There are two reasons why this reordered algorithm might be faster than the naive algorithm. One concerns pipelined processor design. In the naive algorithm, each iteration of the innermost loop contains a floating point addition that is data dependent on the floating point addition in the prior iteration. If these floating point additions turn out to be the critical path that limits the speed of the computation, and if they have a latency greater than one cycle, then moving the data-dependent instructions further apart would help. The reordered algorithm does this.

The other reason why the reordered algorithm might be faster is because it accesses memory locations in a different order, which might correspond better to the design of caches and prefetchers.

In this lab, your goal is to provide evidence that the reordered algorithm is faster than the naive one, as well as evidence that this speed difference stems (at least in part) from the memory system rather than the processor pipeline.

Experimental design

Consider measuring the performance of one algorithm, such as the naive one. You will have to provide some specific value of n and see how long the computation takes. By doing the computation repeatedly with the same value of n, you can get an idea how consistent your measurements are and hence how precisely to report them.

Now suppose you change the value of n. We expect that the time will also change. For example, if you double n, then we know that the computation will now involve 8 times as many floating point multiplications and 8 times as many floating point additions, because the innermost loop is executed n³ times. If the operations are done at the same rate as before, this means that the computation will take 8 times as long. Therefore, if your measured time is exactly 8 times as long, that would mean that the only effect we were observing was attributable to the algorithm, rather than anything peculiar about the computer hardware. But if the time change was consistently more than a factor of 8, or less than a factor of 8, then we might be learning something about the rate at which the hardware is able to execute instructions, and how that depends on the size of the matrices.

To make it easier to separate the hardware-dependent performance effects from the scaling of the algorithm, we can look at the performance in units other than seconds. In particular, we will use the units of floating point operations per seconds (FLOPS). When you increase the value of n, the number of floating point operations goes up, and so does the number of seconds. If the time is scaling up just as the algorithm would predict (like n³), then the speed in FLOPS will remain constant. If the speed in FLOPS changes, that indicates a hardware effect.

You should try the naive algorithm and the reordered algorithm for a variety of different values of n in the range from the low hundreds to the low thousands. Remember to try each value of n more than once, so that you know how precise the results are. (Ideally you should do your experimentation in a randomized order.) For each experimental condition, record the speed in FLOPS. You can use the program I provide in the next section.

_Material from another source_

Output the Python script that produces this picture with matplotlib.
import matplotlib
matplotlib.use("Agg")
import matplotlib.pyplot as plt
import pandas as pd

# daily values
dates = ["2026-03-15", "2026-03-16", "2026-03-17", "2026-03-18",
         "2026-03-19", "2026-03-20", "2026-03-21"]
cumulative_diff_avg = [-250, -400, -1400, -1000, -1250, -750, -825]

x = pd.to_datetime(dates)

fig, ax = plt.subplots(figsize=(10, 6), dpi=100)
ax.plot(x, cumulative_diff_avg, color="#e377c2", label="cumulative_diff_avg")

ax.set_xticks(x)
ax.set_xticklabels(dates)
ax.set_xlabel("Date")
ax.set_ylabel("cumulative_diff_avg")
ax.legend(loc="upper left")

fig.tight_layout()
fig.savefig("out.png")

Supposing that the reordered algorithm is faster (has a higher FLOPS value), you still need to determine whether the memory system seems to be involved in its speed difference. Would changing the size of the matrices affect the rate at which the processor pipeline can do additions? Would changing the size of the matrices affect the cache miss rate? Based on these considerations, what sort of a trend in FLOPS rates would you expect if the naive algorithm's performance deficit stems from the way it accesses memory?

A program and how to compile and run it

I've built the naive algorithm into a C program, naive.c, with the extra code to time how long it takes and then compute and print the number of FLOPS. You don't have to understand this extra code; you can just focus your attention on the three nested for loops that perform the matrix multiplication.

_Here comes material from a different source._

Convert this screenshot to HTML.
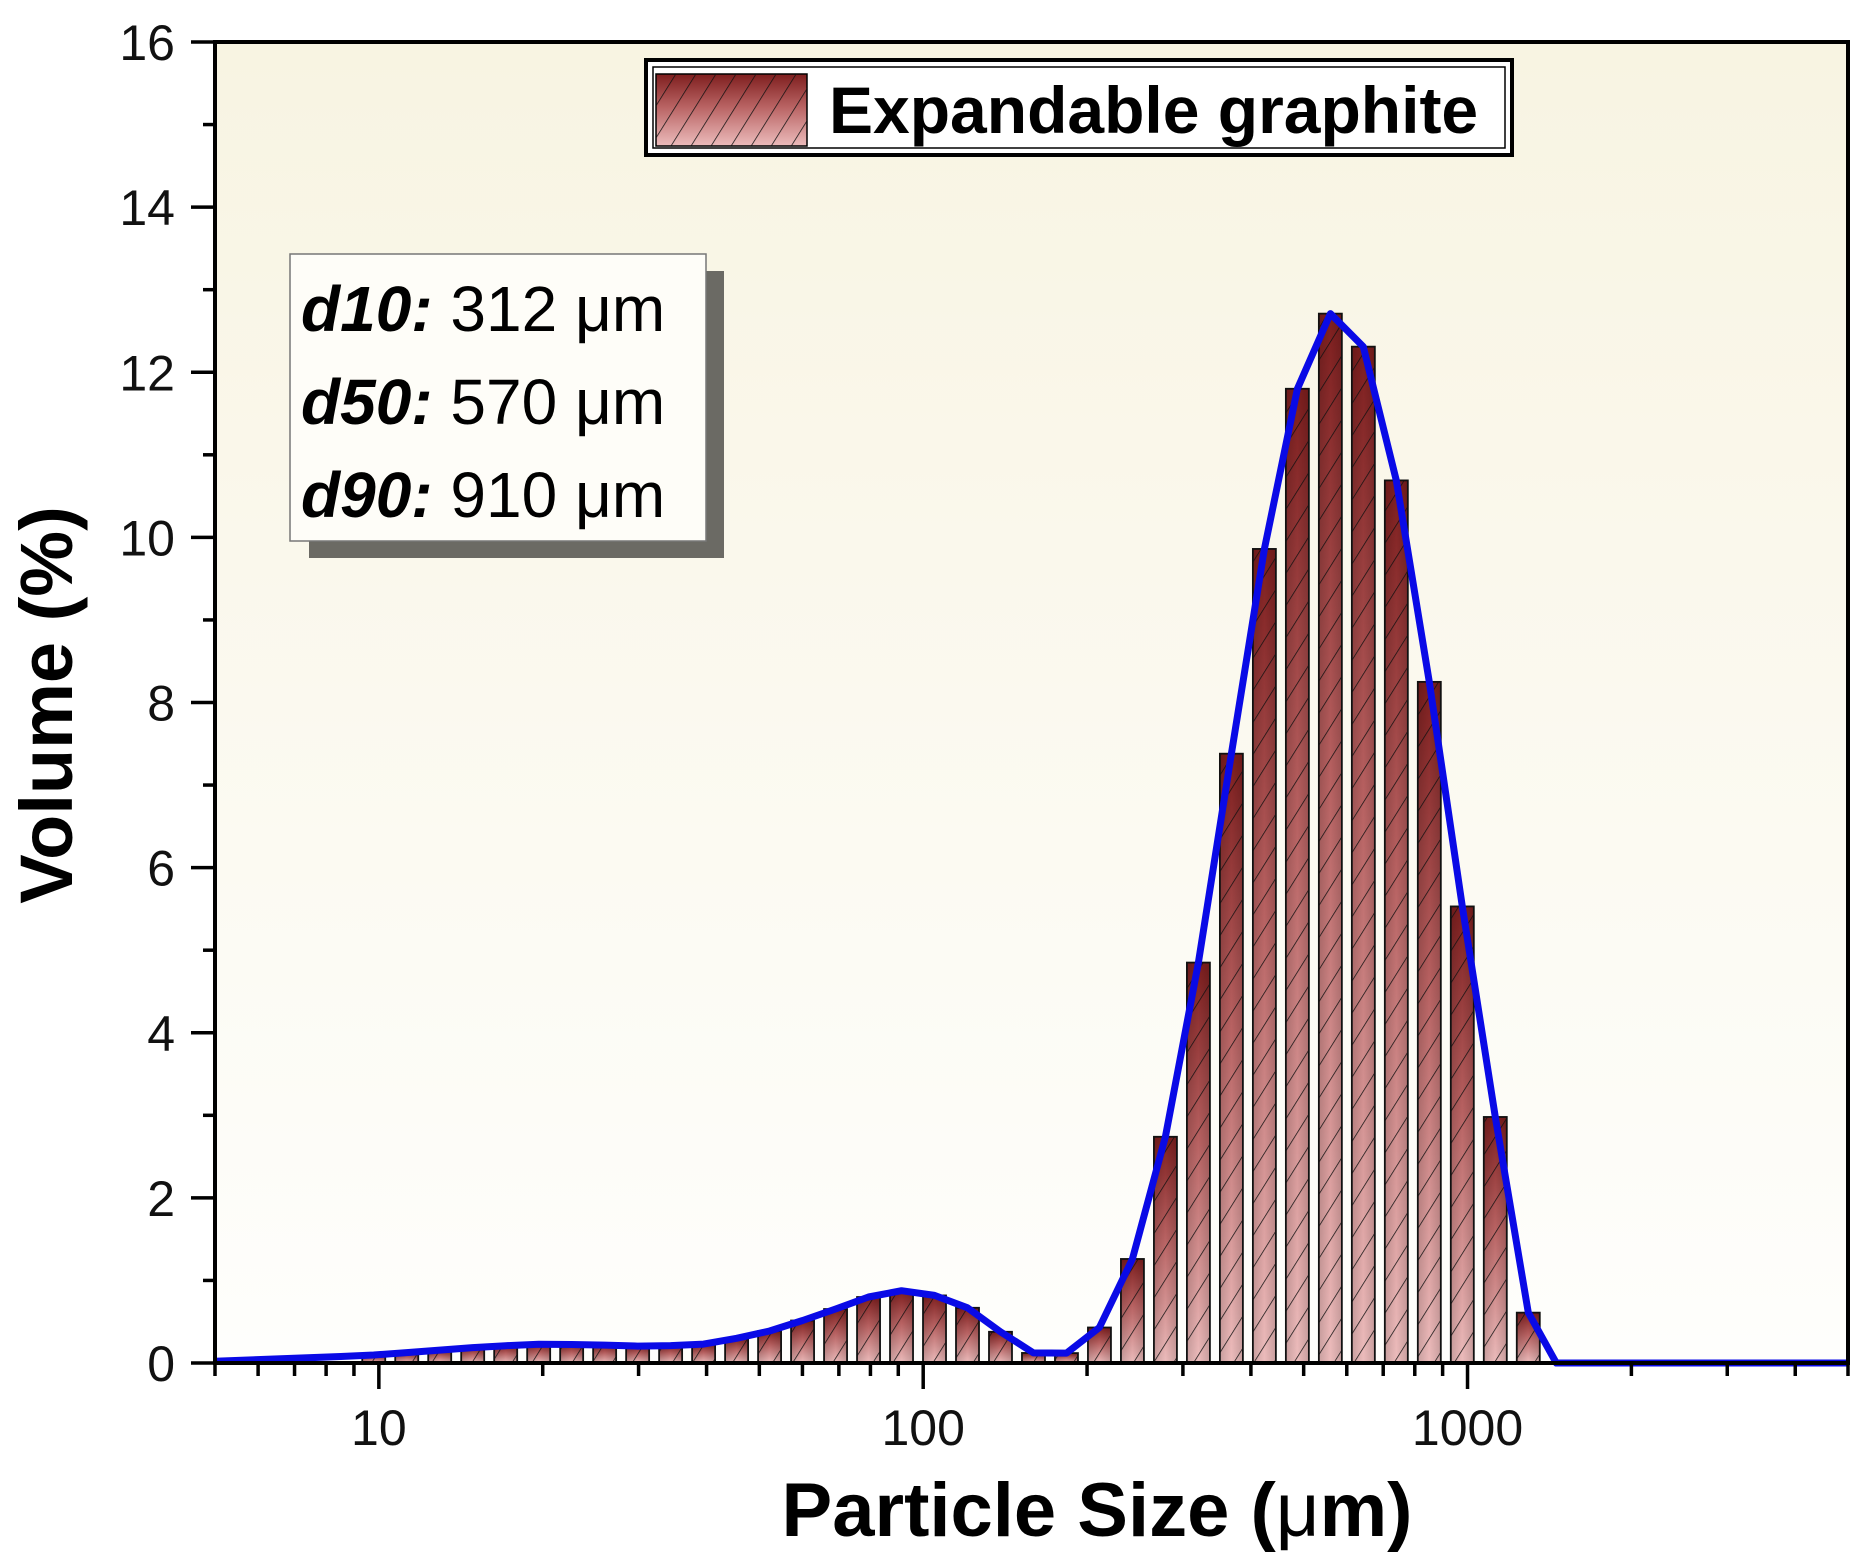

Once you have downloaded the program, you can compile it in a terminal window using the following command:

cc -o naive -fast naive.c

This runs the C compiler, specifying that the output (the executable machine language) should go in the file naive and that the compiler should take pains to make the result as fast as it can.

To run this program with a specific value of n, such as 200, you would use a command such as the following:

./naive 200

If you get output like 4.38E+08, that means that the program executed 4.38 × 10⁸ floating point operations per second.

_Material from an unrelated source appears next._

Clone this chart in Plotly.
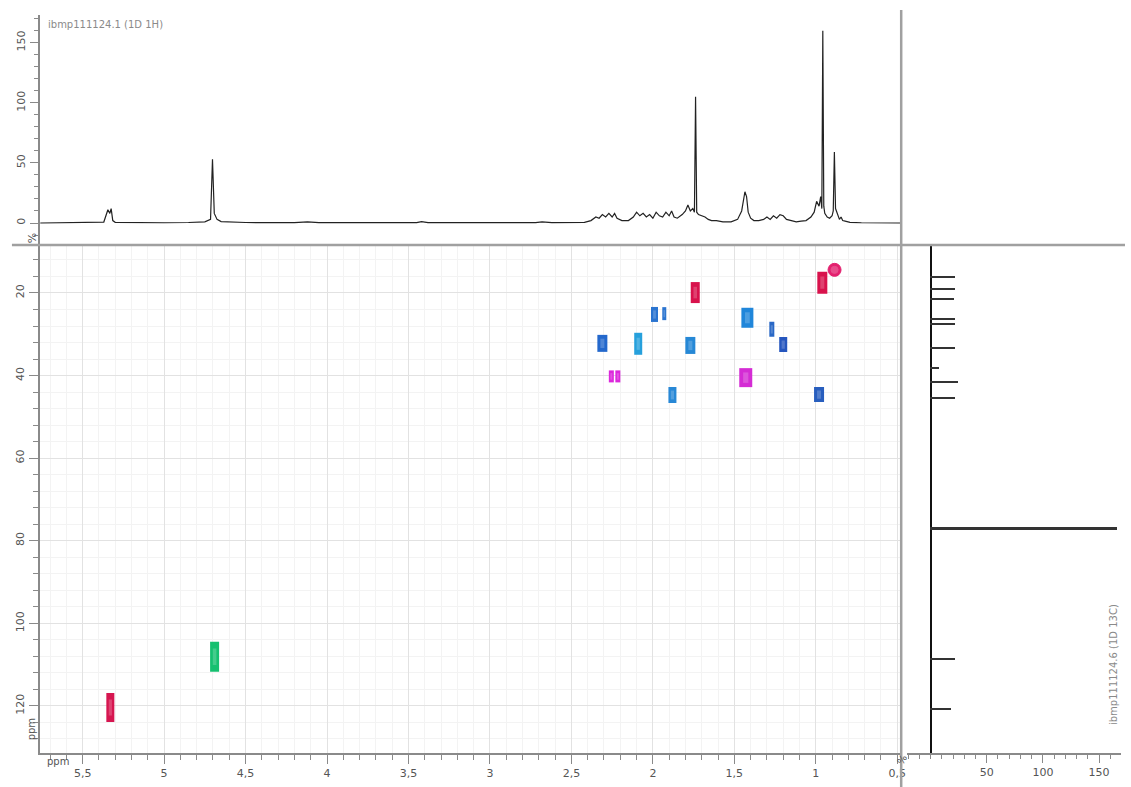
import plotly.graph_objects as go

# ---------------- data ----------------
# 1D 1H spectrum trace (ppm, intensity %)
h1_ppm = [5.76, 5.45, 5.37, 5.345, 5.333, 5.325, 5.315, 5.30, 5.2, 5.0, 4.85, 4.75, 4.715, 4.703, 4.692, 4.675, 4.65, 4.5,
          4.2, 4.12, 4.05, 3.45, 3.42, 3.38, 2.72, 2.68, 2.62, 2.42, 2.38, 2.35, 2.33, 2.31, 2.29, 2.27, 2.25, 2.235, 2.22,
          2.19, 2.15, 2.12, 2.10, 2.08, 2.06, 2.04, 2.02, 2.00, 1.98, 1.96, 1.94, 1.92, 1.90, 1.885, 1.87, 1.85,
          1.82, 1.80, 1.785, 1.77, 1.755, 1.745, 1.738, 1.731, 1.72, 1.70, 1.68, 1.66, 1.64, 1.61, 1.57, 1.52,
          1.48, 1.455, 1.435, 1.425, 1.415, 1.40, 1.38, 1.35, 1.32, 1.30, 1.28, 1.26, 1.24, 1.22, 1.20, 1.18, 1.15,
          1.12, 1.09, 1.06, 1.03, 1.01, 0.995, 0.98, 0.97, 0.963, 0.957, 0.951, 0.945, 0.93, 0.915, 0.90, 0.893,
          0.886, 0.879, 0.87, 0.855, 0.845, 0.835, 0.82, 0.79, 0.72, 0.48]
h1_int = [0, 0.3, 0.8, 11, 8, 12, 2, 0.6, 0.3, 0.2, 0.4, 1.0, 3, 53, 8, 3, 1.2, 0.4,
          0.3, 1.0, 0.3, 0.3, 1.2, 0.3, 0.3, 1.0, 0.3, 0.5, 2, 5, 4, 7, 5, 8, 5, 8, 4,
          2, 2, 5, 9, 6, 8, 5, 7, 4, 9, 6, 5, 9, 6, 10, 5, 4,
          7, 10, 15, 10, 12, 9, 105, 9, 7, 6, 5, 3, 2, 2, 1, 1,
          3, 10, 26, 22, 9, 4, 2, 2, 3, 5, 3, 6, 4, 7, 6, 3, 2,
          1, 1.5, 2, 5, 9, 18, 14, 22, 12, 160, 14, 8, 5, 4, 6, 10,
          59, 12, 8, 3, 5, 2, 1.5, 0.6, 0.2, 0]

# 1D 13C stick spectrum (ppm, intensity %)
c13_ppm = [16.1, 19.0, 21.5, 26.3, 27.5, 33.3, 38.2, 41.5, 45.4, 77.0, 108.6, 120.7]
c13_int = [22, 22, 21, 22, 22, 22, 8, 25, 22, 166, 22, 18]

# HSQC cross peaks (1H ppm, 13C ppm)
hsqc_h = [0.885, 0.96, 1.74, 1.99, 1.93, 2.31, 2.09, 1.77, 2.255, 2.215, 1.88, 1.42, 1.27, 1.20, 1.43, 0.98, 5.33, 4.69]
hsqc_c = [14.4, 17.5, 19.9, 25.2, 25.0, 32.2, 32.3, 32.7, 40.2, 40.2, 44.7, 26.0, 28.8, 32.5, 40.5, 44.6, 120.4, 108.1]

# tick labels
x_tickvals = [5.5, 5, 4.5, 4, 3.5, 3, 2.5, 2, 1.5, 1, 0.5]
x_ticktext = ["5,5", "5", "4,5", "4", "3,5", "3", "2,5", "2", "1,5", "1", "0,5"]
y_tickvals = [20, 40, 60, 80, 100, 120]
top_tickvals = [0, 50, 100, 150]
right_tickvals = [50, 100, 150]

# ---------------- styles ----------------
peak_colors = ["#e3206e", "#d8124c", "#d8124c", "#2a74d0", "#2a74d0", "#2468cc", "#26a0dc", "#2688d6",
               "#dc28dc", "#dc28dc", "#2888d6", "#2086da", "#2a68c6", "#2656be", "#d42cd4", "#285ebe",
               "#d61650", "#16c070"]
peak_w = [13, 10, 9, 7, 4, 10, 8, 10, 5, 5, 8, 12, 5, 8, 13, 10, 8, 9]   # px
peak_h = [13, 22, 21, 15, 13, 17, 22, 17, 12, 12, 16, 20, 15, 15, 19, 15, 29, 30]  # px
peak_sym = ["circle" if i == 0 else "line-ns" for i in range(len(hsqc_h))]


def lighten(hexcol, f):
    r, g, b = int(hexcol[1:3], 16), int(hexcol[3:5], 16), int(hexcol[5:7], 16)
    return "#%02x%02x%02x" % tuple(int(c + (255 - c) * f) for c in (r, g, b))


W, H = 1131, 787
def px(xp): return xp / W
def py(yp): return 1 - yp / H

FONT = "DejaVu Sans"
GRAY_TXT = "#555555"
AXIS = "#8a8a8a"

fig = go.Figure()

# HSQC peaks (outer contour body)
sizes = [h / 1.4 if s == "line-ns" else h for s, h in zip(peak_sym, peak_h)]
fig.add_trace(go.Scatter(
    x=hsqc_h, y=hsqc_c, mode="markers", xaxis="x", yaxis="y", showlegend=False, hoverinfo="x+y",
    marker=dict(symbol=peak_sym, size=sizes, color=peak_colors, opacity=1,
                line=dict(color=peak_colors, width=[1 if s == "circle" else w for s, w in zip(peak_sym, peak_w)]))))
# inner lighter contour level
inner_col = [lighten(c, 0.2) for c in peak_colors]
inner_sizes = [s * 0.55 for s in sizes]
inner_w = [1 if s == "circle" else max(1.5, w * 0.4) for s, w in zip(peak_sym, peak_w)]
fig.add_trace(go.Scatter(
    x=hsqc_h, y=hsqc_c, mode="markers", xaxis="x", yaxis="y", showlegend=False, hoverinfo="skip",
    marker=dict(symbol=peak_sym, size=inner_sizes, color=inner_col, opacity=1,
                line=dict(color=inner_col, width=inner_w))))

# top 1H spectrum
fig.add_trace(go.Scatter(x=h1_ppm, y=h1_int, mode="lines", xaxis="x2", yaxis="y2", showlegend=False,
                         line=dict(color="#222222", width=1.2)))

# right 13C stick spectrum
fig.add_trace(go.Bar(x=c13_int, y=c13_ppm, orientation="h", xaxis="x3", yaxis="y3", showlegend=False,
                     width=0.55, marker=dict(color="#333333", line=dict(width=0))))

tickfont = dict(family=FONT, size=11, color=GRAY_TXT)

fig.update_layout(
    width=W, height=H, margin=dict(l=0, r=0, t=0, b=0),
    paper_bgcolor="white", plot_bgcolor="white", bargap=0,
    xaxis=dict(domain=[px(40), px(905)], range=[5.763, 0.482], anchor="y",
               tickvals=x_tickvals, ticktext=x_ticktext, ticks="outside", ticklen=9, tickcolor=AXIS,
               tickfont=tickfont, showline=True, linecolor=AXIS, linewidth=2,
               showgrid=True, gridcolor="#e2e2e2", gridwidth=1, zeroline=False,
               minor=dict(dtick=0.1, ticks="outside", ticklen=5, tickcolor=AXIS, showgrid=True, gridcolor="#f3f3f3")),
    yaxis=dict(domain=[py(753), py(246)], range=[131.4, 8.62], anchor="x",
               tickvals=y_tickvals, tickangle=-90, ticks="outside", ticklen=9, tickcolor=AXIS,
               tickfont=tickfont, showline=True, linecolor=AXIS, linewidth=2,
               showgrid=True, gridcolor="#e2e2e2", gridwidth=1, zeroline=False,
               minor=dict(dtick=4, tick0=0, ticks="outside", ticklen=5, tickcolor=AXIS, showgrid=True, gridcolor="#f3f3f3")),
    xaxis2=dict(domain=[px(40), px(905)], matches="x", anchor="y2", visible=False),
    yaxis2=dict(domain=[py(245), py(15)], range=[-18.3, 173], anchor="x2",
                tickvals=top_tickvals, tickangle=-90, ticks="outside", ticklen=8, tickcolor=AXIS,
                tickfont=tickfont, showline=True, linecolor=AXIS, linewidth=2,
                showgrid=False, zeroline=False,
                minor=dict(dtick=10, tick0=0, ticks="outside", ticklen=4, tickcolor=AXIS)),
    xaxis3=dict(domain=[px(912), px(1127)], range=[-20.8, 169.5], anchor="y3",
                tickvals=right_tickvals, ticks="outside", ticklen=8, tickcolor=AXIS,
                tickfont=tickfont, showline=True, linecolor=AXIS, linewidth=2,
                showgrid=False, zeroline=True, zerolinecolor="#111111", zerolinewidth=2,
                minor=dict(dtick=10, tick0=0, ticks="outside", ticklen=4, tickcolor=AXIS)),
    yaxis3=dict(domain=[py(753), py(246)], matches="y", anchor="x3", showticklabels=False,
                showline=False, showgrid=False, zeroline=False, ticks=""),
)

# separators
fig.add_shape(type="line", xref="paper", yref="paper", x0=px(12), x1=1, y0=py(245), y1=py(245),
              line=dict(color="#a0a0a0", width=2.5))
fig.add_shape(type="line", xref="paper", yref="paper", x0=px(906), x1=px(906), y0=0, y1=py(10),
              line=dict(color="#a0a0a0", width=2.5))

small = dict(family=FONT, size=10, color="#8a8a8a")
fig.add_annotation(text="ibmp111124.1 (1D 1H)", xref="paper", yref="paper", x=px(46), y=py(25),
                   xanchor="left", yanchor="middle", showarrow=False, font=small)
fig.add_annotation(text="ibmp111124.6 (1D 13C)", xref="paper", yref="paper", x=px(1119), y=py(665),
                   xanchor="center", yanchor="middle", showarrow=False, textangle=-90, font=small)
fig.add_annotation(text="%", xref="paper", yref="paper", x=px(24), y=py(231), showarrow=False,
                   textangle=-90, font=tickfont)
fig.add_annotation(text="ppm", xref="paper", yref="paper", x=px(24), y=py(742), showarrow=False,
                   textangle=-90, font=dict(family=FONT, size=10, color=GRAY_TXT))
fig.add_annotation(text="ppm", xref="paper", yref="paper", x=px(45), y=py(769), showarrow=False,
                   font=dict(family=FONT, size=10, color=GRAY_TXT))
fig.add_annotation(text="%", xref="paper", yref="paper", x=px(917), y=py(769), showarrow=False,
                   textangle=-60, font=dict(family=FONT, size=10, color=GRAY_TXT))

fig.write_html("out.html", config={"displayModeBar": False},
               post_script="document.body.style.margin='0px';document.body.style.overflow='hidden';")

To make a copy of the program with another name, you can use a command like this:

cp naive.c reordered.c

Then you can edit the copy to reflect the reordered algorithm and compile it and run it analogously.

Your lab report

You should explain that your goal was to test the hypothesis that reordering matrix multiplication improves its performance due to better use of the memory system. You should give an explanation of why you would expect this to be true. Your explanation should be more detailed than anything in this assignment. In particular, you should describe the pattern of memory accesses for each algorithm, focusing on what happens as the innermost loop iterates.

You should explain your experiment. This includes presenting the C code for each of the two algorithms, sticking to just the matrix multiplication itself, not the timing code. It also includes indicating the values of n you used with each algorithm, and the number of times you tried each. If you mixed up the order of the experiments to avoid systematic biases, you should specify that as well. Finally, you should specify the hardware and software you used. In the Apple menu, you will find "About This Mac," which you can use to find the processor, memory, and (with a little more work) the amount of L2 cache and the bus speed. In a terminal window, you can use the command

cc --version

to find what version of the C compiler you used. You should also mention having used the -fast option.

You should report your quantitative results. State your impression of how repeatable the results are and report your numbers with a corresponding degree of precision. Present the results in a table and a graph.

You should provide an interpretation for your results. Do they support the hypothesis that the reordered algorithm is faster? (Can you say anything about how much faster?) Do they support the further hypothesis that the speed difference stems (at least in part) from an interaction between the algorithm and the memory system? These are not "yes" or "no" questions; explain what leads you to your conclusion.

Extra credit opportunity

Even the reordered algorithm still leaves a lot of room for improvement. You can talk with me for suggestions of other improvements you can try. What follows is a brief mention of two.

If the same memory location is accessed each time around the innermost loop, you could move that access out of the loop.

A "blocked" version of matrix multiplication would add two extra loops to the nest, for a total of five. The outer two would iterate over big blocks of the matrices, while the inner loops would be limited to work within the current block.